Gosto muito da analogia da lagarta que se transforma em borboleta, vastamente utilizada, porém de forma muito provocadora, por John Mackey para explicar o significado das pessoas e empresas em tornarem-se mais conscientes: “Em sua breve existência, a lagarta faz pouco mais do que comer, o que parece ser seu único propósito. (…) Em algum momento, porém, inicia-se o processo surpreendente da metamorfose. Quando chega a hora certa, (…) emerge, irreconhecível, uma criatura de beleza encantadora, que desempenha uma função valiosa na natureza por meio do seu papel na polinização vegetal — e, portanto, na produção de alimentos para outros seres.”

Esta metamorfose é uma escolha, pois temos a opção de ajudar o mundo a se tornar um lugar melhor.

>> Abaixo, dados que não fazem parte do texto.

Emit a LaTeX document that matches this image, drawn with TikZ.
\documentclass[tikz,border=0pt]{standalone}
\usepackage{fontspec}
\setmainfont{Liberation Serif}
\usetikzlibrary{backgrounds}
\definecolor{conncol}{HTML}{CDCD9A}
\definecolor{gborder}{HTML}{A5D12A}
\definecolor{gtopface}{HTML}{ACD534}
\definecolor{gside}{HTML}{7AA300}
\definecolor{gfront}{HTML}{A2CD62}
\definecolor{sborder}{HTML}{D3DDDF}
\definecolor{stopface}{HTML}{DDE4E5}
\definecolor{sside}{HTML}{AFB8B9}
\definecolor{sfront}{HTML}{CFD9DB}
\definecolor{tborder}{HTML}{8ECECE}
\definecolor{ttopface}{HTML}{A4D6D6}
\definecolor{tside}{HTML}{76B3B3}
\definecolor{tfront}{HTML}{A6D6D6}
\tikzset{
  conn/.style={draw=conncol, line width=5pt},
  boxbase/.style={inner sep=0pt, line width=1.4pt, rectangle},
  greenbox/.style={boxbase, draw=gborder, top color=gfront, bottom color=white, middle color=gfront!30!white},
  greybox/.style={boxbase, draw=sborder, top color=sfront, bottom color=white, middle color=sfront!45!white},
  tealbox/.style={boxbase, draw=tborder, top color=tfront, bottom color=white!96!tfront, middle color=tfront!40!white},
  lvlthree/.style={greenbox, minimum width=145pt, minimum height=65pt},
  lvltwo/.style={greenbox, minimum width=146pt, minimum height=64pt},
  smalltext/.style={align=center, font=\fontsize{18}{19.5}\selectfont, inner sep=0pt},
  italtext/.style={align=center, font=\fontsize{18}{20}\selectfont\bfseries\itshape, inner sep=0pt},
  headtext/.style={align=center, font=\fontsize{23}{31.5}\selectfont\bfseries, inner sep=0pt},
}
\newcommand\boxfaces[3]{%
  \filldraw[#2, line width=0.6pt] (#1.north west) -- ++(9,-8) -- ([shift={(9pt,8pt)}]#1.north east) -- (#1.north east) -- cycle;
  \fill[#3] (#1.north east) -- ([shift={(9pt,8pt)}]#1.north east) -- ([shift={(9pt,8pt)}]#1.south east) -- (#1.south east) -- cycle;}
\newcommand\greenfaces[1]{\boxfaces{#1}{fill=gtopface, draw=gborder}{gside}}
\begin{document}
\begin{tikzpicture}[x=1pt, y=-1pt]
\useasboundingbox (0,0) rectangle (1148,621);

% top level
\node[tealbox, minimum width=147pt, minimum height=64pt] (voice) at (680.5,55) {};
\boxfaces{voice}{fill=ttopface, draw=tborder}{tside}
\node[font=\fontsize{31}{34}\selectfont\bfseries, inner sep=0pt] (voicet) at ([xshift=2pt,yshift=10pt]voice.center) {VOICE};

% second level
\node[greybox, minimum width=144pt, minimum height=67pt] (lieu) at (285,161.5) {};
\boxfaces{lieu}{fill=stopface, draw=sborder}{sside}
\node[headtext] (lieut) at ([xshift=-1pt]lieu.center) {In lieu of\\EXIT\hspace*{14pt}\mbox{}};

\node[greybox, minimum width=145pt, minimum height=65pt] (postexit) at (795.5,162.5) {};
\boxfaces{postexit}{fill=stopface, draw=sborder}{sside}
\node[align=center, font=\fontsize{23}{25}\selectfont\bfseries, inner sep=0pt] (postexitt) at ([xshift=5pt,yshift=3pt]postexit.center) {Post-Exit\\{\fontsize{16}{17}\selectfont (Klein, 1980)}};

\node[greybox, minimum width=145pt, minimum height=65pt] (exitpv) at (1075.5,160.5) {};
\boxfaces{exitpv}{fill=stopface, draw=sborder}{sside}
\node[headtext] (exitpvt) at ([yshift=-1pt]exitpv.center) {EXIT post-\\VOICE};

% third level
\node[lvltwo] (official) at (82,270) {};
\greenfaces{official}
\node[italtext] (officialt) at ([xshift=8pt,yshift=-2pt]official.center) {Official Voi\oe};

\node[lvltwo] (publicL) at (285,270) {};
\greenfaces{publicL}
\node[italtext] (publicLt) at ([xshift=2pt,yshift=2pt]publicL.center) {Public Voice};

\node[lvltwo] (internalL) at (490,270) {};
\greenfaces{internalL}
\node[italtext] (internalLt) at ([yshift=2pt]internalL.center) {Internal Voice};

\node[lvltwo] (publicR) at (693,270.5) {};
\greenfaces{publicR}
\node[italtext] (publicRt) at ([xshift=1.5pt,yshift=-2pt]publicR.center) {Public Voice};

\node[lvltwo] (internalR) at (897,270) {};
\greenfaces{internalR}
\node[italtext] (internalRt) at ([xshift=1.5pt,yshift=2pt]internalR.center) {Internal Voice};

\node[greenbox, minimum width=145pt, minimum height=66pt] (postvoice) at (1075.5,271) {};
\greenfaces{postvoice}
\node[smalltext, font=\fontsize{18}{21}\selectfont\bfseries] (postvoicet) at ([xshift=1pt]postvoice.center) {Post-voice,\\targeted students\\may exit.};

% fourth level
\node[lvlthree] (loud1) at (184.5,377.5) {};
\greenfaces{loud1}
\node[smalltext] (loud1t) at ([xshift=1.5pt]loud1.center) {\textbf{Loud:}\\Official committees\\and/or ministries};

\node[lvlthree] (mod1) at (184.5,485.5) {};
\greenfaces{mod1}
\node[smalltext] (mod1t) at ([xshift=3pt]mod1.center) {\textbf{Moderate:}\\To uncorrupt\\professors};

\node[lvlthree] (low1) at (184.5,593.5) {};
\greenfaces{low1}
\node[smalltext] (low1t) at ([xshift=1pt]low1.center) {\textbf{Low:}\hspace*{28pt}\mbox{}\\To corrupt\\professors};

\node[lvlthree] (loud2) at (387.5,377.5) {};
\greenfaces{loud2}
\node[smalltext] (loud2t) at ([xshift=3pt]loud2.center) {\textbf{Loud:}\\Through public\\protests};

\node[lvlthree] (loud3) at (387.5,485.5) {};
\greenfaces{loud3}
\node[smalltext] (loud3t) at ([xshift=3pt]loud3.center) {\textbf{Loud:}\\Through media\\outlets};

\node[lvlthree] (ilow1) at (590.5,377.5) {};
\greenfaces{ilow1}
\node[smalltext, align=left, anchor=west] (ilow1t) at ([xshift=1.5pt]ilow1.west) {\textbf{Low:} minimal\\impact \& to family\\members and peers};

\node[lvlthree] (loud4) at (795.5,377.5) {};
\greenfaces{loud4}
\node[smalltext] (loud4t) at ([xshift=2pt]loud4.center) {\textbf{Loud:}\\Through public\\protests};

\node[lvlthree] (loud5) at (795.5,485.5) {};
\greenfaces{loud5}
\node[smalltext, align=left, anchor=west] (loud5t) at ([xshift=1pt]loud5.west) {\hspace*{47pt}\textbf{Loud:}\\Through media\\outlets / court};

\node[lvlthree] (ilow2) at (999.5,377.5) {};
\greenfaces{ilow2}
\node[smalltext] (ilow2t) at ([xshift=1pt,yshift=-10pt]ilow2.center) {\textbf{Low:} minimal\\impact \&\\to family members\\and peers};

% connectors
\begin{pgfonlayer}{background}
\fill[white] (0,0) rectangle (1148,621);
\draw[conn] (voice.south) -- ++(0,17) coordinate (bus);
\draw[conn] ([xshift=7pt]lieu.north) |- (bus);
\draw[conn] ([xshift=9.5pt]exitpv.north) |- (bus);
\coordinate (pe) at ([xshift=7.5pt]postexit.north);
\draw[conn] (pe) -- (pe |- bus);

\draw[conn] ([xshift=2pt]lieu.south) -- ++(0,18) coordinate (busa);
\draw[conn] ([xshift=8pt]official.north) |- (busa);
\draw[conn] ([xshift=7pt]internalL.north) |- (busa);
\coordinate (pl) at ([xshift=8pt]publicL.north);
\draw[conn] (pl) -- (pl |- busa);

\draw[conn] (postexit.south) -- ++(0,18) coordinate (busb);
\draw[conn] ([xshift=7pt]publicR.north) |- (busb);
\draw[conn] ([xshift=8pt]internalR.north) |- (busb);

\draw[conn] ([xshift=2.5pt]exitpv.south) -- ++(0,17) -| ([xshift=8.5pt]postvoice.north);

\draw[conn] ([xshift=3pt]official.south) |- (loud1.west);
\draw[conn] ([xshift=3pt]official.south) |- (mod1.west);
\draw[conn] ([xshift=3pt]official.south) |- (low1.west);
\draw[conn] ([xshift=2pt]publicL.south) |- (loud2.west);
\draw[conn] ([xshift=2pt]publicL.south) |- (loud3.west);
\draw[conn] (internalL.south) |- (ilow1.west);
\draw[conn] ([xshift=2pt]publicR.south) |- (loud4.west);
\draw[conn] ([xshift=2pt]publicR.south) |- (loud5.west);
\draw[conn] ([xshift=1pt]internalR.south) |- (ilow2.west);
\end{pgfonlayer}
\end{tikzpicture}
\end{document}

Assim como as pessoas, as empresas podem ser como as lagartas, tendo seu objetivo principal a maximização de lucros, extraindo recursos da natureza e dos seres humanos. Ou, podem ser como as borboletas, se reinventando como agentes de criação e colaboração, contribuindo na geração de múltiplos tipos de valor em tudo o que fazem.

Diferente da famigerada Proposta de Valor, que nada mais é do que uma promessa de benefício de um produto, feita para incentivar um cliente a compra-lo, creio que o verdadeiro valor que uma pessoa ou empresa realmente possa dar à qualquer outro é, um produto ou serviço que gere impacto positivo. Não para apenas um determinado segmento de clientes, mas para todos. O Valor do Propósito é uma conexão empática que abrimos com quem, de um jeito ou de outro, vai acabar se beneficiando por aquilo que podemos oferecer, e somente é transferível caso seja verdadeiramente genuíno.